This event will feature two talks: we will first announce the Spark 0.8 release, followed by a use case talk from Bizo. We'd like to thank Tagged for hosting the event.
Spark 0.8 release
Spark 0.8 is the biggest Spark release yet, as well as our first under Apache. With 67 developers and 20 companies contributing, this release adds a slew of new features. To make debugging and productionizing Spark jobs easier, we have a new monitoring UI and metrics infrastructure. To expand Spark's out-of-the-box capabilities, 0.8 adds MLlib, a standard library of high-quality machine learning algorithms. For Python users, PySpark has been greatly expanded to bring it near feature-parity with Scala, and now supports IPython and Windows. And for deployability, Spark 0.8 includes much-improved support for YARN, new EC2 scripts, and simpler packaging. This talk will give a tour of these and other new features.
Spark at Bizo
Bizo allows marketers target display campaigns to specific business demographic audiences, eg. people in finance or medicine; basically we help marketers get in front of the "right people". Part of the tooling we provide to customers is a reporting platform that has all kinds of fun shiny funnel charts stuffed with pretty metrics (seriously marketers love funnels even more than developers love free pizza). Recently we had to build some new reports that allow users to compare behavior of their website visitors based on whether or not visitors have been exposed to one of our display ads. This was a perfect opportunity for us to test out using Spark in production as it involved processing a fairly large amount of log data from multiple sources on a nightly basis.

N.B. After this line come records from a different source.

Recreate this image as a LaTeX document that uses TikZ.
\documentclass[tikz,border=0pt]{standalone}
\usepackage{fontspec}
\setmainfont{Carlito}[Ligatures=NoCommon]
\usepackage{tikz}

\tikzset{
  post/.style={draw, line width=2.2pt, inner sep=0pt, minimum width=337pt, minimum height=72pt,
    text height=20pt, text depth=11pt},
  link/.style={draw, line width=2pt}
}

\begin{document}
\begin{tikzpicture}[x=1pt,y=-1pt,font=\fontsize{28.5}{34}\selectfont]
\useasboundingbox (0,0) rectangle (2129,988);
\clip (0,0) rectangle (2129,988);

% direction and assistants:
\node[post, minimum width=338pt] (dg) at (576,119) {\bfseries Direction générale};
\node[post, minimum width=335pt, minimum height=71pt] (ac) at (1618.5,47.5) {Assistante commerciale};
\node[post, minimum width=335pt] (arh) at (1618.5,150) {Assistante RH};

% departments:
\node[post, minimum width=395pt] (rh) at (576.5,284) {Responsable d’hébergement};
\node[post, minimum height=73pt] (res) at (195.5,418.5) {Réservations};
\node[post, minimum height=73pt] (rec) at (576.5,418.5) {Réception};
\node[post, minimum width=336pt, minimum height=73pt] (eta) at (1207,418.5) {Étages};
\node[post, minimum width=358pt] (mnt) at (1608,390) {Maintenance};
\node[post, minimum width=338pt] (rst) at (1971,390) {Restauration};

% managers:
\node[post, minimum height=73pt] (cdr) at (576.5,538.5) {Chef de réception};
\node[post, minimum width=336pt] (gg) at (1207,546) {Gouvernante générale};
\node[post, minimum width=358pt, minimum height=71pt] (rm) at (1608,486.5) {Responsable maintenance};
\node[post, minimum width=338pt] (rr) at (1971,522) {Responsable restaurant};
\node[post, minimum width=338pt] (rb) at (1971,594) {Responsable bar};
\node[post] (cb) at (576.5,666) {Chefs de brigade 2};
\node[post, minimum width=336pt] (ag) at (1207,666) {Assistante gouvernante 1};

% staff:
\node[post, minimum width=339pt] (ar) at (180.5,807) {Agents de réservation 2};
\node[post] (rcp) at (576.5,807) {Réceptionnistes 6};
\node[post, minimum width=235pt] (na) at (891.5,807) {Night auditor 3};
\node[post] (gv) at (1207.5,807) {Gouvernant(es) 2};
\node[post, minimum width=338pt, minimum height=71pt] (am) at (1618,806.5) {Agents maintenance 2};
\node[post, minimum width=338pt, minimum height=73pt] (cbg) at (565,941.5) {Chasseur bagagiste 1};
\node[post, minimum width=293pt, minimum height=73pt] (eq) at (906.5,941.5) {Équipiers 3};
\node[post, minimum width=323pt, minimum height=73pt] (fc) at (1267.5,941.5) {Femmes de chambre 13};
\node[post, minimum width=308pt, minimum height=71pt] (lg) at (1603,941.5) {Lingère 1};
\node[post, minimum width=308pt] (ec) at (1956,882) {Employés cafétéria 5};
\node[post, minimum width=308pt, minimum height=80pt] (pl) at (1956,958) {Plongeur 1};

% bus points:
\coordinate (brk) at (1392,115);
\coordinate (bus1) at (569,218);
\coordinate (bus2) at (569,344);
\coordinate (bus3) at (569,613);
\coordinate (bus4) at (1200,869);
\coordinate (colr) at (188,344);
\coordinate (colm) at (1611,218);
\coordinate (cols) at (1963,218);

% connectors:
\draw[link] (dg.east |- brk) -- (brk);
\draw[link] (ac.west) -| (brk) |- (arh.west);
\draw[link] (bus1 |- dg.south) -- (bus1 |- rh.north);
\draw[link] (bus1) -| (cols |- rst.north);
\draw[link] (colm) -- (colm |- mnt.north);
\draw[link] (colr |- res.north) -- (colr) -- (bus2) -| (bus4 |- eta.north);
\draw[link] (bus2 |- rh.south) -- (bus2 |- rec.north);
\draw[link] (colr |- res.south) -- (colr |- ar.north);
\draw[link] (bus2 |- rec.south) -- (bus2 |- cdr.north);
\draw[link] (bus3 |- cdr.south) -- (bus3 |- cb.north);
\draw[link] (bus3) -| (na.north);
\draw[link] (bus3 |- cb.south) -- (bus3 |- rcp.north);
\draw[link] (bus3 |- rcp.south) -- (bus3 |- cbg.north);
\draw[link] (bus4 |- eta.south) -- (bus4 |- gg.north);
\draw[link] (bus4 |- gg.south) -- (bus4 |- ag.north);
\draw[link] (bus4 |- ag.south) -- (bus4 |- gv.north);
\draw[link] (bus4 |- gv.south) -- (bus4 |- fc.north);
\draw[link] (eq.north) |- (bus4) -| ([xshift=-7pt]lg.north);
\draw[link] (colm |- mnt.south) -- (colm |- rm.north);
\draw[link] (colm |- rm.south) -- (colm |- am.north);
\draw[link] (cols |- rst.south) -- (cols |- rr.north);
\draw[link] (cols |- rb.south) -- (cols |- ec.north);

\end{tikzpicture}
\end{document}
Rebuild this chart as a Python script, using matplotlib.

This talk will walk through how we're using Spark in production today on Amazon's EMR service. I'll cover how we've setup our installation & deployment, how we structure our Spark jobs for easy unit testing, plus talk about how we put together a successful Spark hackday to get other engineering sub-teams at Bizo excited about using Spark. Finally I'll cover some common-pitfalls & caveats we've encountered - especially with regards of translating some of our older Hive jobs to Spark & how we go about debugging failed Spark jobs.
Doors open at 6:30, with talks starting at 7.